Разве ж другому, чем Аллах, вы приказываете мне поклоняться, о невежды!
Коран. Толпы. 64 (64)
Археолог полз в гору на четвереньках, разбив колени в кровь.
Несколько минут назад он оставил Муамара возле скалы, похожей на наковальню, а по пути услыхал жуткий вой, явно принадлежащий существу не из этого мира. С этого момента Замке не смог бы сказать, что движет им в большей степени – желание помочь спутникам или возможность увидеть непознанное, то, что никто до него не видел.
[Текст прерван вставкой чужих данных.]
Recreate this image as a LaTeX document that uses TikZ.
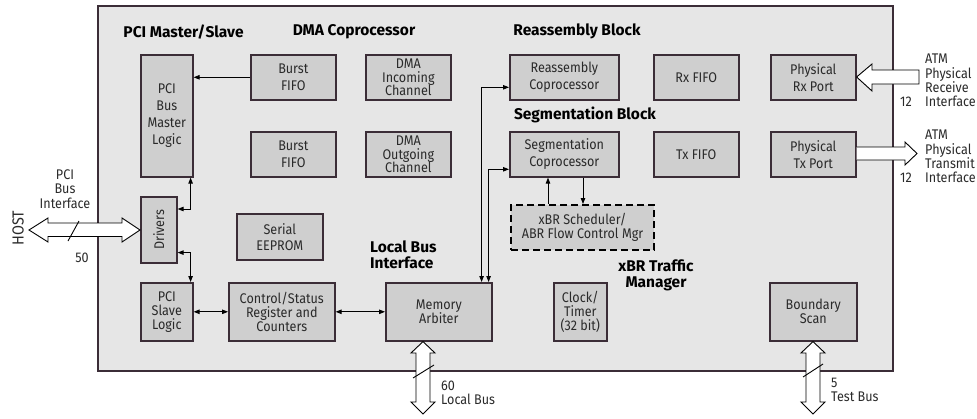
\documentclass[tikz,border=0pt]{standalone}
\usepackage{fontspec}
\setmainfont{Fira Sans}[FakeStretch=0.9]
\newfontfamily\tfont{Fira Sans}
\usetikzlibrary{arrows.meta}
\definecolor{bg}{HTML}{E6E6E6}
\definecolor{boxfill}{HTML}{CFCFCF}
\definecolor{edge}{HTML}{3B2D37}
\definecolor{txt}{HTML}{2A2A2A}
\begin{document}
\begin{tikzpicture}[x=1pt,y=-1pt,
  blk/.style={draw=edge, line width=1.6pt, fill=boxfill, inner sep=0pt, align=center,
    anchor=north west, text=txt, font=\fontsize{14}{14}\selectfont},
  loose/.style={font=\fontsize{14}{17}\selectfont},
  title/.style={font=\tfont\bfseries\fontsize{15.5}{16}\selectfont, text=black, inner sep=0pt},
  lbl/.style={font=\fontsize{14}{14.3}\selectfont, text=txt, inner sep=0pt},
  con/.style={line width=0.9pt, draw=black},
  tip/.style={-{Triangle[length=6pt,width=4.5pt]}},
  btip/.style={{Triangle[length=6pt,width=4.5pt]}-{Triangle[length=6pt,width=4.5pt]}},
  fat/.style={draw=black, line width=0.9pt, fill=white, line join=miter}
]
\useasboundingbox (0,0) rectangle (977,418);
% main chip
\node[draw=edge, line width=1.5pt, fill=bg, minimum width=795pt, minimum height=365pt,
  anchor=north west, inner sep=0pt] (chip) at (97,5) {};

% titles
\node[title] (tpci) at (183.5,32) {PCI Master/Slave};
\node[title] (tdma) at (354,32) {DMA Coprocessor};
\node[title] (trea) at (577,31) {Reassembly Block};
\node[title] (tseg) at (585,115) {Segmentation Block};
\node[title, align=left, anchor=west] (tlbi) at (370,255) {Local Bus\\Interface};
\node[title, align=center] (txbr) at (656,275.5) {xBR Traffic\\Manager};

% blocks
\node[blk, loose, minimum width=52pt, minimum height=122pt] (pml) at (140,54) {PCI\\Bus\\Master\\Logic};
\node[blk, loose, minimum width=85pt, minimum height=45pt] (bf1) at (250,54) {Burst\\FIFO};
\node[blk, loose, minimum width=85pt, minimum height=45pt] (bf2) at (250,131) {Burst\\FIFO};
\node[blk, font=\fontsize{14}{13.5}\selectfont, minimum width=85pt, minimum height=45pt] (dmai) at (365,54) {DMA\\Incoming\\Channel};
\node[blk, font=\fontsize{14}{13.5}\selectfont, minimum width=85pt, minimum height=45pt] (dmao) at (365,131) {DMA\\Outgoing\\Channel};
\node[blk, loose, minimum width=109pt, minimum height=45pt] (reas) at (509,54) {Reassembly\\Coprocessor};
\node[blk, loose, minimum width=109pt, minimum height=45pt] (seg) at (509,131) {Segmentation\\Coprocessor};
\node[blk, minimum width=85pt, minimum height=45pt] (rxf) at (653,54) {Rx FIFO};
\node[blk, minimum width=85pt, minimum height=45pt] (txf) at (653,131) {Tx FIFO};
\node[blk, loose, minimum width=85pt, minimum height=45pt] (prx) at (770,54) {Physical\\Rx Port};
\node[blk, loose, minimum width=85pt, minimum height=45pt] (ptx) at (770,131) {Physical\\Tx Port};
\node[blk, minimum width=36pt, minimum height=66pt] (drv) at (140,196) {};
\node[rotate=90, text=txt, font=\fontsize{14}{14}\selectfont, inner sep=0pt] (drvt) at (drv.center) {Drivers};
\node[blk, font=\fontsize{14}{16}\selectfont, minimum width=86pt, minimum height=46pt] (eep) at (236,213) {Serial\\EEPROM};
\node[blk, minimum width=52pt, minimum height=58pt] (psl) at (140,282) {PCI\\Slave\\Logic};
\node[blk, minimum width=106pt, minimum height=58pt] (csr) at (228,282) {Control/Status\\Register and\\Counters};
\node[blk, minimum width=106pt, minimum height=58pt] (mem) at (385,282) {Memory\\Arbiter};
\node[blk, minimum width=53pt, minimum height=58pt] (clk) at (553,282) {Clock/\\Timer\\(32 bit)};
\node[blk, minimum width=87pt, minimum height=58pt] (bsc) at (769,282) {Boundary\\Scan};
\node[blk, draw=black, line width=2pt, dash pattern=on 7pt off 4pt, minimum width=143pt, minimum height=45pt] (sch) at (510,204) {xBR Scheduler/\\ABR Flow Control Mgr};

% thin connectors
\draw[con, tip] (bf1.west) -- (pml.east |- bf1.west);
\draw[con, btip] ([yshift=-13pt]drv.north east) -| ([xshift=-3pt]pml.south east);
\draw[con, btip] ([yshift=11pt]drv.south east) -| ([xshift=-3pt]psl.north east);
\draw[con, btip] (psl.east) -- (csr.west);
\draw[con, btip] (csr.east) -- (mem.west);
\draw[con, btip] ([xshift=-11pt]mem.north east) |- ([yshift=-10pt]reas.west);
\draw[con, btip] ([xshift=-4pt]mem.north east) |- ([yshift=-15pt]seg.west);
\coordinate (s1) at ([xshift=38pt]sch.north west);
\coordinate (s2) at ([xshift=73pt]sch.north west);
\draw[con, tip] (s1) -- (s1 |- seg.south);
\draw[con, tip] (s2 |- seg.south) -- (s2);

% fat buses
\draw[fat] (29,230) -- (48,218) -- (48,223) -- (122,223) -- (122,218) -- (drv.west |- 0,230)
  -- (122,242) -- (122,236.5) -- (48,236.5) -- (48,242) -- cycle;
\draw[line width=0.9pt] (68,241) -- (79,221);
\draw[fat] (prx.east |- 0,77) -- (872,64) -- (872,70) -- (919,70) -- (919,84) -- (872,84) -- (872,91) -- cycle;
\draw[fat] (ptx.east |- 0,147) -- (905,147) -- (905,142) -- (917,153.5) -- (905,165) -- (905,160) -- (ptx.east |- 0,160);
\draw[fat] (mem.south -| 423,0) -- (435,353) -- (430,353) -- (430,402) -- (435,402) -- (423,414)
  -- (411,402) -- (416,402) -- (416,353) -- (411,353) -- cycle;
\draw[line width=0.9pt] (413,378) -- (434,365);
\draw[fat] (bsc.south -| 813,0) -- (825,353) -- (820,353) -- (820,402) -- (825,402) -- (813,414)
  -- (801,402) -- (806,402) -- (806,353) -- (801,353) -- cycle;
\draw[line width=0.9pt] (803,377) -- (823,364);

% external labels
\node[rotate=90, font=\fontsize{16}{16}\selectfont, text=txt, inner sep=0pt] (host) at (18,228) {HOST};
\node[lbl, align=center] (pbi) at (65,189) {PCI\\Bus\\Interface};
\node[lbl] (n50) at (82,258) {50};
\node[lbl, align=left, anchor=west] (n60) at (441,392.5) {60\\Local Bus};
\node[lbl, align=left, anchor=west] (n5) at (831,390) {5\\Test Bus};
\node[lbl, align=left, anchor=west] (atmr) at (925,80.5) {ATM\\Physical\\Receive\\Interface};
\node[lbl] (n12r) at (906,102) {12};
\node[lbl, align=left, anchor=west] (atmt) at (925,156.5) {ATM\\Physical\\Transmit\\Interface};
\node[lbl] (n12t) at (906,178) {12};
\end{tikzpicture}
\end{document}
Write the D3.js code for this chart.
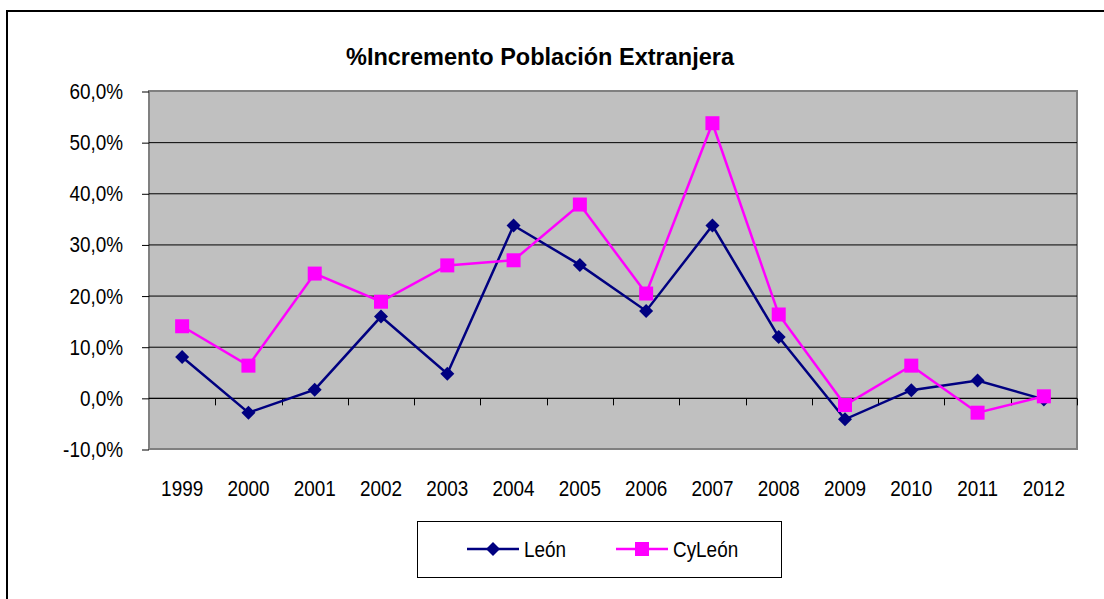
<!DOCTYPE html>
<html>
<head>
<meta charset="utf-8">
<script src="https://cdn.jsdelivr.net/npm/d3@7"></script>
<style>
  body { margin: 0; background: #fff; }
  text { font-family: "Liberation Sans", Arial, sans-serif; fill: #000; }
</style>
</head>
<body>
<svg width="1104" height="599"></svg>
<script>

var years = ['1999', '2000', '2001', '2002', '2003', '2004', '2005', '2006', '2007', '2008', '2009', '2010', '2011', '2012'];

var leon   = [8.0, -2.9, 1.6, 15.9, 4.7, 33.7, 26.0, 17.0, 33.7, 11.9, -4.2, 1.5, 3.4, -0.3];
var cyleon = [14.0, 6.3, 24.3, 18.8, 25.9, 26.9, 37.8, 20.4, 53.7, 16.3, -1.4, 6.3, -2.9, 0.3];

var yTicks = [-10, 0, 10, 20, 30, 40, 50, 60];

var svg = d3.select("svg"),
    width = +svg.attr("width"),
    height = +svg.attr("height");

var plot = {left: 149, top: 91, right: 1077, bottom: 449};
var narrow = 0.86;   // squeeze Liberation Sans to look like Arial Narrow

function label(g, px, py, txt, size, anchor, sx){
  return g.append("text")
    .attr("transform", "translate(" + px + "," + py + ") scale(" + (sx || narrow) + ",1)")
    .attr("text-anchor", anchor || "start")
    .style("font-size", size + "px")
    .text(txt);
}

// outer chart border
svg.append("rect")
    .attr("x", 7).attr("y", 11)
    .attr("width", 1120).attr("height", 620)
    .attr("fill", "none")
    .attr("stroke", "#000")
    .attr("stroke-width", 2);

label(svg, 540, 65, "%Incremento Población Extranjera", 24, "middle", 0.98)
    .style("font-weight", "bold");

var x = d3.scaleBand().domain(years).range([plot.left, plot.right]);
var y = d3.scaleLinear().domain([-10, 60]).range([plot.bottom, plot.top]);

svg.append("rect")
    .attr("x", plot.left).attr("y", plot.top)
    .attr("width", plot.right - plot.left)
    .attr("height", plot.bottom - plot.top)
    .attr("fill", "#c0c0c0")
    .attr("stroke", "#808080")
    .attr("stroke-width", 2);

// gridlines
svg.append("g")
  .selectAll("line")
    .data(yTicks.filter(function(d){ return d > -10 && d < 60; }))
  .enter().append("line")
    .attr("x1", plot.left).attr("x2", plot.right)
    .attr("y1", function(d){ return y(d) + 0.5; })
    .attr("y2", function(d){ return y(d) + 0.5; })
    .attr("stroke", "#000")
    .attr("stroke-width", 1);

// y axis ticks
var yAxis = svg.append("g")
    .attr("transform", "translate(" + plot.left + ",0.5)")
    .call(d3.axisLeft(y).tickValues(yTicks).tickSize(7).tickFormat(""));
yAxis.select(".domain").remove();
yAxis.selectAll("line").attr("stroke", "#000");

var yl = svg.append("g");
yTicks.forEach(function(d){
  var s = d.toFixed(1).replace(".", ",") + "%";
  label(yl, 123, y(d) + 8, s, 22, "end");
});

// x axis along zero line, ticks between categories
var xg = svg.append("g").attr("transform", "translate(0," + (y(0) + 0.5) + ")");
xg.append("line")
    .attr("x1", plot.left).attr("x2", plot.right)
    .attr("stroke", "#000");
xg.selectAll(".tk")
    .data(years.slice(1).concat(["end"]))
  .enter().append("line")
    .attr("class", "tk")
    .attr("x1", function(d, i){ return Math.round(plot.left + x.bandwidth() * (i + 1)) + 0.5; })
    .attr("x2", function(d, i){ return Math.round(plot.left + x.bandwidth() * (i + 1)) + 0.5; })
    .attr("y1", 0).attr("y2", 7)
    .attr("stroke", "#000");

var xl = svg.append("g");
years.forEach(function(d){
  label(xl, x(d) + x.bandwidth() / 2, 496, d, 22, "middle");
});

var line = d3.line()
    .x(function(d, i){ return x(years[i]) + x.bandwidth() / 2; })
    .y(function(d){ return y(d); });

function diamond(sel, cx, cy){
  sel.append("path")
    .attr("d", "M" + cx + "," + (cy - 7) + "L" + (cx + 7) + "," + cy + "L" + cx + "," + (cy + 7) + "L" + (cx - 7) + "," + cy + "Z")
    .attr("fill", "#000080");
}
function square(sel, cx, cy){
  sel.append("rect")
    .attr("x", cx - 7).attr("y", cy - 7)
    .attr("width", 14).attr("height", 14)
    .attr("fill", "#ff00ff");
}

svg.append("path")
    .datum(leon)
    .attr("d", line)
    .attr("fill", "none")
    .attr("stroke", "#000080")
    .attr("stroke-width", 2.5);

svg.append("path")
    .datum(cyleon)
    .attr("d", line)
    .attr("fill", "none")
    .attr("stroke", "#ff00ff")
    .attr("stroke-width", 2.5);

var mk = svg.append("g");
leon.forEach(function(d, i){ diamond(mk, x(years[i]) + x.bandwidth() / 2, y(d)); });
cyleon.forEach(function(d, i){ square(mk, x(years[i]) + x.bandwidth() / 2, y(d)); });

// legend
var lg = svg.append("g");
lg.append("rect")
    .attr("x", 417.5).attr("y", 521.5)
    .attr("width", 364).attr("height", 56)
    .attr("fill", "#fff")
    .attr("stroke", "#000")
    .attr("stroke-width", 1);

var items = [
  {name: "León", color: "#000080", x0: 467, shape: diamond},
  {name: "CyLeón", color: "#ff00ff", x0: 616, shape: square}
];
items.forEach(function(it){
  lg.append("line")
    .attr("x1", it.x0).attr("x2", it.x0 + 52)
    .attr("y1", 549).attr("y2", 549)
    .attr("stroke", it.color)
    .attr("stroke-width", 2.5);
  it.shape(lg, it.x0 + 26, 549);
  label(lg, it.x0 + 57, 557, it.name, 22);
});

</script>
</body>
</html>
«Тот, Чьи Глаза Высохли – реальный феномен Ливийской пустыни» – вертелось в голове название статьи. Наверное, штурмбаннфюрер Ягер назвал бы археолога тщеславным ублюдком, но сейчас Замке об этом не думал.
Ради этого стоило пройти Бельзен.
Ради этого стоило проехать через пустыню.
Ради этого…
– Стойте, – сказал Ягер, выходя из тени, в которой стоял.